Judah, Samuel Benjamin Helbert
JUDAH, SAMUEL BENJAMIN HELBERT (1799–1876?), U.S. playwright. A member of a prominent Sephardi mercantile family, Samuel Judah was born in New York City. One of the first Jews to contribute to American literature, he was successful with his earliest play, The Mountain Torrent (1820), which was followed by other melodramas such as The Rose of Arragon (1822). According to the author, it took him just four days to complete his historical drama of the American Revolutionary War, A Tale of Lexington which was received "with unbounded applause" when it was performed in New York on Independence Day 1822. His career as a dramatist ended, however, when he wrote Gotham and the Gothamites (1823), which satirized well-known New Yorkers, including his eminent fellow playwright Mordecai M. *Noah. He was sued for defamation and imprisoned but on his release took up law.

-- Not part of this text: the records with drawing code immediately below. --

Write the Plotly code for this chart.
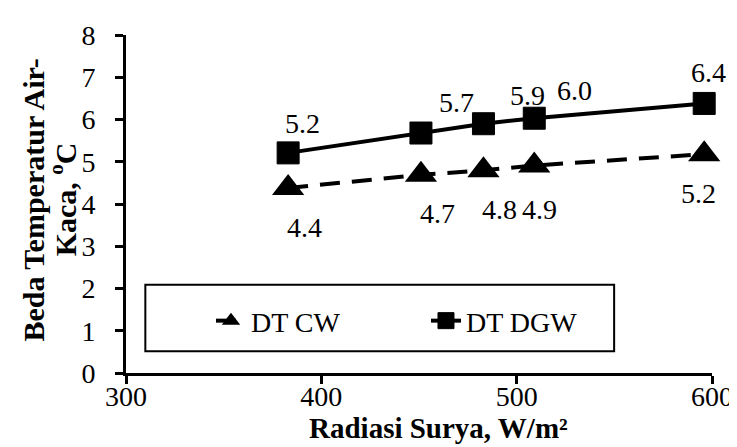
import plotly.graph_objects as go

radiasi = [383, 451, 483, 509, 596]
dt_cw = [4.38, 4.69, 4.80, 4.91, 5.18]
dt_dgw = [5.21, 5.68, 5.90, 6.03, 6.38]

x_ticks = [300, 400, 500, 600]
y_ticks = [0, 1, 2, 3, 4, 5, 6, 7, 8]

# label offsets (px) copied from the chart's hand-placed labels
cw_shift = [(16, -40), (17, -39), (16, -39), (5, -44), (-6, -39)]
dgw_shift = [(14, 29), (36, 31), (44, 28), (40, 28), (4, 31)]

FONT = "Palatino Linotype, Book Antiqua, Palatino, Liberation Serif, serif"

fig = go.Figure()
fig.add_trace(go.Scatter(
    x=radiasi, y=dt_cw, name="DT CW", mode="lines+markers",
    line=dict(color="black", width=4, dash="20px,12px"),
    marker=dict(symbol="triangle-up", size=28, color="black"),
    cliponaxis=False,
))
fig.add_trace(go.Scatter(
    x=radiasi, y=dt_dgw, name="DT DGW", mode="lines+markers",
    line=dict(color="black", width=4),
    marker=dict(symbol="square", size=22, color="black",
                line=dict(color="black", width=1)),
    cliponaxis=False,
))

for xs, ys, shifts in [(radiasi, dt_cw, cw_shift), (radiasi, dt_dgw, dgw_shift)]:
    for xv, yv, (dx, dy) in zip(xs, ys, shifts):
        fig.add_annotation(x=xv, y=yv, text=f"{yv:.1f}", showarrow=False,
                           xshift=dx, yshift=dy,
                           font=dict(family=FONT, size=28, color="black"))

fig.add_annotation(xref="paper", yref="paper", x=0.533, y=-0.163,
                   xanchor="center", yanchor="middle",
                   text="<b>Radiasi Surya, W/m²</b>", showarrow=False,
                   font=dict(family=FONT, size=29, color="black"))
# y title as two rotated lines
for xp, line_text in [(-0.157, "<b>Beda Temperatur Air-</b>"),
                      (-0.108, "<b>Kaca, <sup>o</sup>C</b>")]:
    fig.add_annotation(xref="paper", yref="paper", x=xp, y=0.513,
                       xanchor="center", yanchor="middle",
                       text=line_text, showarrow=False, textangle=-90,
                       font=dict(family=FONT, size=30, color="black"))

# legend frame
fig.add_shape(type="rect", xref="paper", yref="paper",
              x0=0.033, x1=0.833, y0=0.064, y1=0.261,
              line=dict(color="black", width=2), fillcolor="white", layer="below")

fig.update_layout(
    width=737, height=447,
    margin=dict(l=118, r=29, t=20, b=82),
    paper_bgcolor="white", plot_bgcolor="rgba(0,0,0,0)",
    font=dict(family=FONT, size=28, color="black"),
    showlegend=True,
    legend=dict(orientation="h", x=0.145, y=0.154, xanchor="left", yanchor="middle",
                bgcolor="rgba(0,0,0,0)", borderwidth=0, entrywidth=170,
                font=dict(family=FONT, size=28, color="black")),
    xaxis=dict(range=[300, 600], tickvals=x_ticks, showgrid=False, zeroline=False,
               showline=True, linecolor="black", linewidth=3,
               ticks="outside", ticklen=8, tickwidth=3, tickcolor="black",
               ticklabelstandoff=-12),
    yaxis=dict(range=[0, 8], tickvals=y_ticks, showgrid=False, zeroline=False,
               showline=True, linecolor="black", linewidth=3,
               ticks="outside", ticklen=8, tickwidth=3, tickcolor="black",
               ticklabelstandoff=14),
)

fig.write_html("out.html")
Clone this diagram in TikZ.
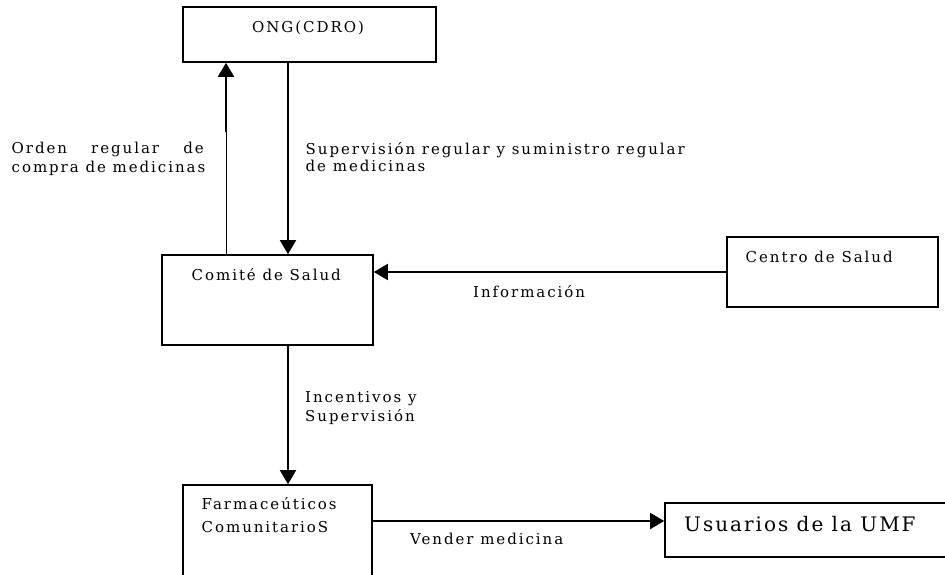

Judah's later writings appeared under the pseudonym Terentius Phologombos. They included a biblical play, The Maid of Midian, which, probably because of its sacrilegious approach, was never performed.
BIBLIOGRAPHY:
W. Dunlap, History of the American Theatre (1832), 409; A.H. Quinn, History of the American Drama from the Beginning to the Civil War (1923), 155, 197; S. Liptzin, Jew in American Literature (1966), 27–28. ADD. BIBLIOGRAPHY: L. Harap, The Image of the Jew in American Literature (1974), 261–63.